-- Brief --
Beneath this line sits some data. Return only its lines from the one holding "Write the Plotly code for this chart." through the one holding "import plotly.graph_objects as go", inclusive, exactly, with the images removed.

Code that draws figures
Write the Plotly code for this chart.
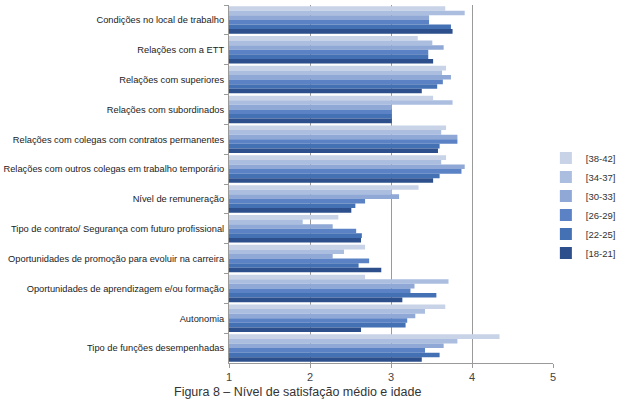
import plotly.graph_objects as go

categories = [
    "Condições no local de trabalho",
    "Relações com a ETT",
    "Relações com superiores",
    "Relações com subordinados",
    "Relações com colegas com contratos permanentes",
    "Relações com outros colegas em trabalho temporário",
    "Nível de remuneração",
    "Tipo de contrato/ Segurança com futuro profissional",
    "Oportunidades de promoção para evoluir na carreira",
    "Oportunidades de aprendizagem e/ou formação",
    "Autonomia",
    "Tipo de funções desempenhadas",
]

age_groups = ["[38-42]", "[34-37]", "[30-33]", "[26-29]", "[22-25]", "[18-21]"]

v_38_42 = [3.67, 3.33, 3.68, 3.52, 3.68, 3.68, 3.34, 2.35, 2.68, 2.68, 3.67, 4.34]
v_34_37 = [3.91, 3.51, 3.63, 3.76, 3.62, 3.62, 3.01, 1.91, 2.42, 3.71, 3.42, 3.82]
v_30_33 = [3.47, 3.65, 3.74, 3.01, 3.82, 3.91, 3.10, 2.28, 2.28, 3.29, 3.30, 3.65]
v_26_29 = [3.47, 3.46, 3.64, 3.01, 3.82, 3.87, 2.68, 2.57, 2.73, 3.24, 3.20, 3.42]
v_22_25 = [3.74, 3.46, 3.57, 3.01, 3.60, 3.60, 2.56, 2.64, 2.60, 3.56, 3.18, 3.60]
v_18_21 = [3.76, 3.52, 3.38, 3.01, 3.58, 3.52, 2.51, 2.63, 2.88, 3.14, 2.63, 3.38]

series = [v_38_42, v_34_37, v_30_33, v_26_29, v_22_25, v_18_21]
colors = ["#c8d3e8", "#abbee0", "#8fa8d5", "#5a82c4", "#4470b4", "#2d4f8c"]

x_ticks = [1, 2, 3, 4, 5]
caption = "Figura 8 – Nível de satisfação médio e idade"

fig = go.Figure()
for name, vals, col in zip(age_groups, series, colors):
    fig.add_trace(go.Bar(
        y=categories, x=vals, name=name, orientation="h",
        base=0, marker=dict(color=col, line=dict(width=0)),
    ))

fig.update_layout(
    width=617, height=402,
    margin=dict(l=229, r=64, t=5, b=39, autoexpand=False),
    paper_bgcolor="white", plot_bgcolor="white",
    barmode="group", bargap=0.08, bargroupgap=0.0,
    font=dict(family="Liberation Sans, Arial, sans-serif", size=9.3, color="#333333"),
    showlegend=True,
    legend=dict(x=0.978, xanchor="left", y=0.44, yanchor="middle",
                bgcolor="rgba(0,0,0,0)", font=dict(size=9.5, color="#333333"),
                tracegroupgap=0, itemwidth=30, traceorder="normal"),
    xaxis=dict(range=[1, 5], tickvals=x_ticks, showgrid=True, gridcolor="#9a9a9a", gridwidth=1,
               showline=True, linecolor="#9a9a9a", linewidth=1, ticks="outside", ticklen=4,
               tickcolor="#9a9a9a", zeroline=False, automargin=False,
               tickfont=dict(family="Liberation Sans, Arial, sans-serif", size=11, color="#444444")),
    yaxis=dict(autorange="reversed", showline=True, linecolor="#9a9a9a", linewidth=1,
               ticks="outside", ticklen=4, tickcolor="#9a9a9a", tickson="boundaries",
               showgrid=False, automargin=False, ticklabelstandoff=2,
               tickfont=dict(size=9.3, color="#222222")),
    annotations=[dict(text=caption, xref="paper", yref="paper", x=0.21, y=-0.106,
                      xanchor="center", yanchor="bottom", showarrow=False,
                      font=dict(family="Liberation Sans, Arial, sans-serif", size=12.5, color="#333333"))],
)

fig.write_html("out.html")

--

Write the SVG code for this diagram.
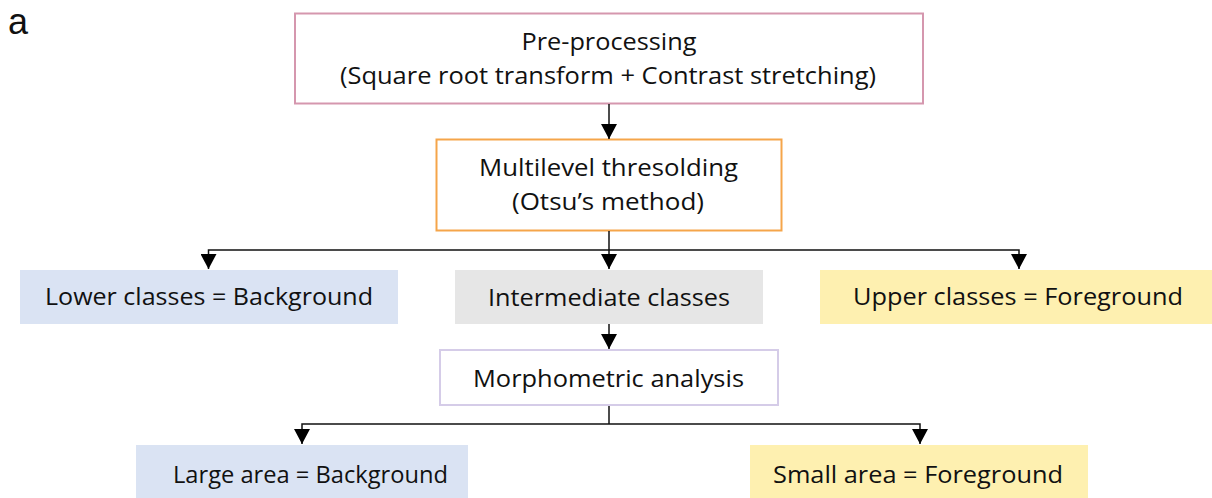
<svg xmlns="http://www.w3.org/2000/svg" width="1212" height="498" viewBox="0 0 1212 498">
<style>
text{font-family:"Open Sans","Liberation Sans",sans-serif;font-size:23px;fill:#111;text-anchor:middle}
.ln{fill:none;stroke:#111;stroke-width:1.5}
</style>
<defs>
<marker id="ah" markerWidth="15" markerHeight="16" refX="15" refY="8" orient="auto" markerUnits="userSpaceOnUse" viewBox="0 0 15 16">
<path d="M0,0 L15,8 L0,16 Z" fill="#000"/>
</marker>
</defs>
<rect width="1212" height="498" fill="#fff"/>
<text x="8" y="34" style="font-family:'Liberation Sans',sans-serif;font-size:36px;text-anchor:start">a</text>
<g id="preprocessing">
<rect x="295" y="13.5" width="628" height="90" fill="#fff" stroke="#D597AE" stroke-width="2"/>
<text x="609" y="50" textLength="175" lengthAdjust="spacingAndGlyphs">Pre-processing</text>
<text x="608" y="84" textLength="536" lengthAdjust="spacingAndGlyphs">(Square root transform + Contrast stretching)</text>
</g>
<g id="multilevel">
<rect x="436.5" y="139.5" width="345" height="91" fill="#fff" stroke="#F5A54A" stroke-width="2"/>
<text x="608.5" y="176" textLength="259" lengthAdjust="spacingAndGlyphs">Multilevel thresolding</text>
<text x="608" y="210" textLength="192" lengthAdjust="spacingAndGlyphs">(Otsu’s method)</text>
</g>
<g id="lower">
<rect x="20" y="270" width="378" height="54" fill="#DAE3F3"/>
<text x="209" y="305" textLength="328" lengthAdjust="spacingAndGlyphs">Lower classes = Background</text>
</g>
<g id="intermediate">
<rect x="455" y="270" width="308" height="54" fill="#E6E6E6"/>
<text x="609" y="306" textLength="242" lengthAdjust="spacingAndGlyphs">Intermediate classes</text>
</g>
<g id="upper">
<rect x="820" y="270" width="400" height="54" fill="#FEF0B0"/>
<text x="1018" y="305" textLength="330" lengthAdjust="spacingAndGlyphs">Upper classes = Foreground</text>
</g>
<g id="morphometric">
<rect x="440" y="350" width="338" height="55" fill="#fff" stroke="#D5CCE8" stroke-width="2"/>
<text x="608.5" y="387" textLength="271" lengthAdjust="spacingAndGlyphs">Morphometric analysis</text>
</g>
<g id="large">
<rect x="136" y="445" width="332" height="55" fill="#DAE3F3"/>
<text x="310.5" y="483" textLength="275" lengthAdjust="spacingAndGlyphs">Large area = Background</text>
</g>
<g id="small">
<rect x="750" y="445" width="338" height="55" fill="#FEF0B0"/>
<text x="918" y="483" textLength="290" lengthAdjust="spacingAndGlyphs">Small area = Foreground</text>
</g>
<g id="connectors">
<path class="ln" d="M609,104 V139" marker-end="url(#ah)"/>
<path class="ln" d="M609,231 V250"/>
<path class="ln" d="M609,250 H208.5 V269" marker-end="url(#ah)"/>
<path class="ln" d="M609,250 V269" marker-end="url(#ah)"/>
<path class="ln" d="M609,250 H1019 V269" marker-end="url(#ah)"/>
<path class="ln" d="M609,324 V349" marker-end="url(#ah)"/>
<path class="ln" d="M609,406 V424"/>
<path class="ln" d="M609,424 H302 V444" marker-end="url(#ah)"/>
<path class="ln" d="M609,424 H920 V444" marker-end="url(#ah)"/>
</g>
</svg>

---

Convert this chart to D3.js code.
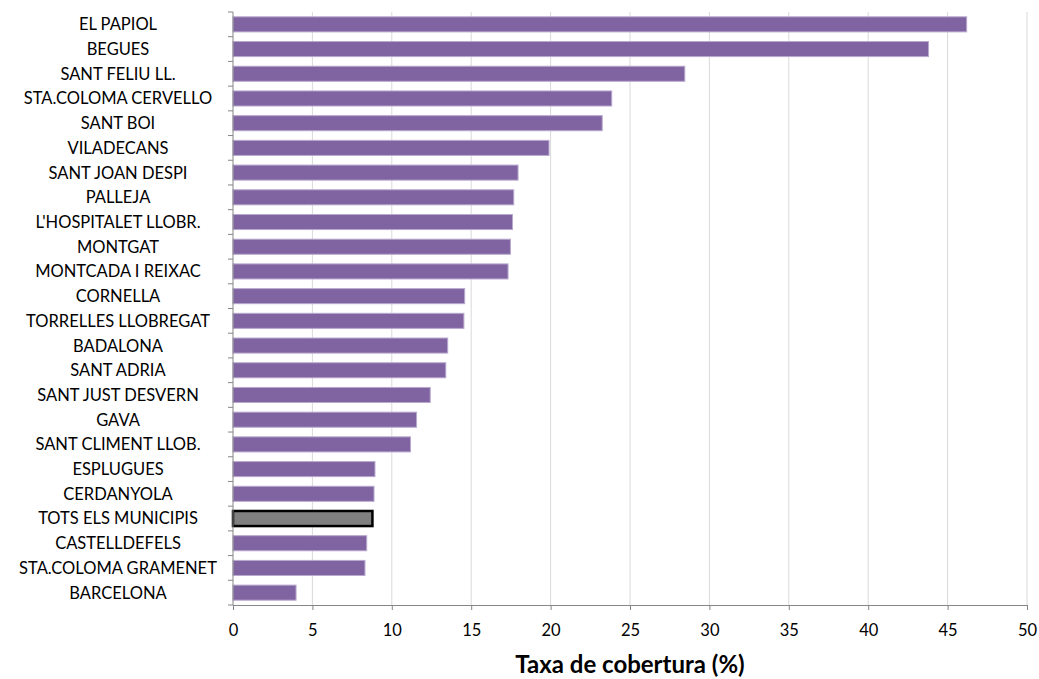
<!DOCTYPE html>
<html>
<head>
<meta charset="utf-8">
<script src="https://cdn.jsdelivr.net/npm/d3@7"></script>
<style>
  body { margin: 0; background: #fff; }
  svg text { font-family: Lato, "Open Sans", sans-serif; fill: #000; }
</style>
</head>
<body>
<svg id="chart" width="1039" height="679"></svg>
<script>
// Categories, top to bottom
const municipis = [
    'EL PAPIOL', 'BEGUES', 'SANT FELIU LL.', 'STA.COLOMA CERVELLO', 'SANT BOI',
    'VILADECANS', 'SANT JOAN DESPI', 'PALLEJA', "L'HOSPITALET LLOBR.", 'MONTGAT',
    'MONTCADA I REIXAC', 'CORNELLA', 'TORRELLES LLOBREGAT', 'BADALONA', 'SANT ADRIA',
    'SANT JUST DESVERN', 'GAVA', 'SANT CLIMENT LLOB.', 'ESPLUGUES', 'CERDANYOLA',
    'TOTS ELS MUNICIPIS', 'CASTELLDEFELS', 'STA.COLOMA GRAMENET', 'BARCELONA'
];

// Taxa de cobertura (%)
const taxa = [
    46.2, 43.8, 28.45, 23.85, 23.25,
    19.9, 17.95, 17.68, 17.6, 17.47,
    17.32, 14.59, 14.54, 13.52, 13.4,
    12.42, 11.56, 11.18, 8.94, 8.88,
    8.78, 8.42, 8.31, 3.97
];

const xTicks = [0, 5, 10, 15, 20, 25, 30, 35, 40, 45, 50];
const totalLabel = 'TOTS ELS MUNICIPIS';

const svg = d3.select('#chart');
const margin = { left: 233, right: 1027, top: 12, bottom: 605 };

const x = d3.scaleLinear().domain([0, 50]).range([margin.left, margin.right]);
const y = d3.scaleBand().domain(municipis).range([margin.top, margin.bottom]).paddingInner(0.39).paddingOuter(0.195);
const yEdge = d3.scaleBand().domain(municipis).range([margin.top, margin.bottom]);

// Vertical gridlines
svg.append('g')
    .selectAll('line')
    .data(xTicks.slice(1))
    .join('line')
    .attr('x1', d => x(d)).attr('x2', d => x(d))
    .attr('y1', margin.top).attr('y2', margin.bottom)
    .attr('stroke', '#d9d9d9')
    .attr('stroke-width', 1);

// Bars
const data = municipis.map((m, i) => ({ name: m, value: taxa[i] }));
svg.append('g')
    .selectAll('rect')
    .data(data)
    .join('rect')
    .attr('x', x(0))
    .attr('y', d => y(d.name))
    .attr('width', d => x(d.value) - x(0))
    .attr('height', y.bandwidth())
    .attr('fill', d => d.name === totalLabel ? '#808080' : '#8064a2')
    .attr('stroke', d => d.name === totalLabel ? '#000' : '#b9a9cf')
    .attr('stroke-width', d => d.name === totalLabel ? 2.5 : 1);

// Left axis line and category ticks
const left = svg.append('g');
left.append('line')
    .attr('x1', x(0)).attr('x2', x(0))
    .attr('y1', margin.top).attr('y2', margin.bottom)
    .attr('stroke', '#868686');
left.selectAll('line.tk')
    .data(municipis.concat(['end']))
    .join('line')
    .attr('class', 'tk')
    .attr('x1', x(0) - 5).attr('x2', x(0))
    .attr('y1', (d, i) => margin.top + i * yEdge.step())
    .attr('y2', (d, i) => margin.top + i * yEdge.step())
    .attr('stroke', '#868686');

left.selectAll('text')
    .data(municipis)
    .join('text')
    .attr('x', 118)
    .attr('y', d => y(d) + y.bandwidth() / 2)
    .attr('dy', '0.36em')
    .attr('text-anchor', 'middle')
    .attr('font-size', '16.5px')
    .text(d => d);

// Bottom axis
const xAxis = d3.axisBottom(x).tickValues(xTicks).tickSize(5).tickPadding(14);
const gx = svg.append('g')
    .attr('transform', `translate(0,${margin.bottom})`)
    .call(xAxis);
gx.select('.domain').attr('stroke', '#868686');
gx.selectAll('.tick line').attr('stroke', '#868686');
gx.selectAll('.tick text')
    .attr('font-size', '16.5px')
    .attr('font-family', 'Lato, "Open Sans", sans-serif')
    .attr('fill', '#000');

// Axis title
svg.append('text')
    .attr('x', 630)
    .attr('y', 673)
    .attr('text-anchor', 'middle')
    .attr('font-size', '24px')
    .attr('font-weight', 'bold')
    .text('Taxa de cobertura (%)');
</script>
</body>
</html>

-- Answer for this exercise --
Write the Plotly code for this chart.
import plotly.graph_objects as go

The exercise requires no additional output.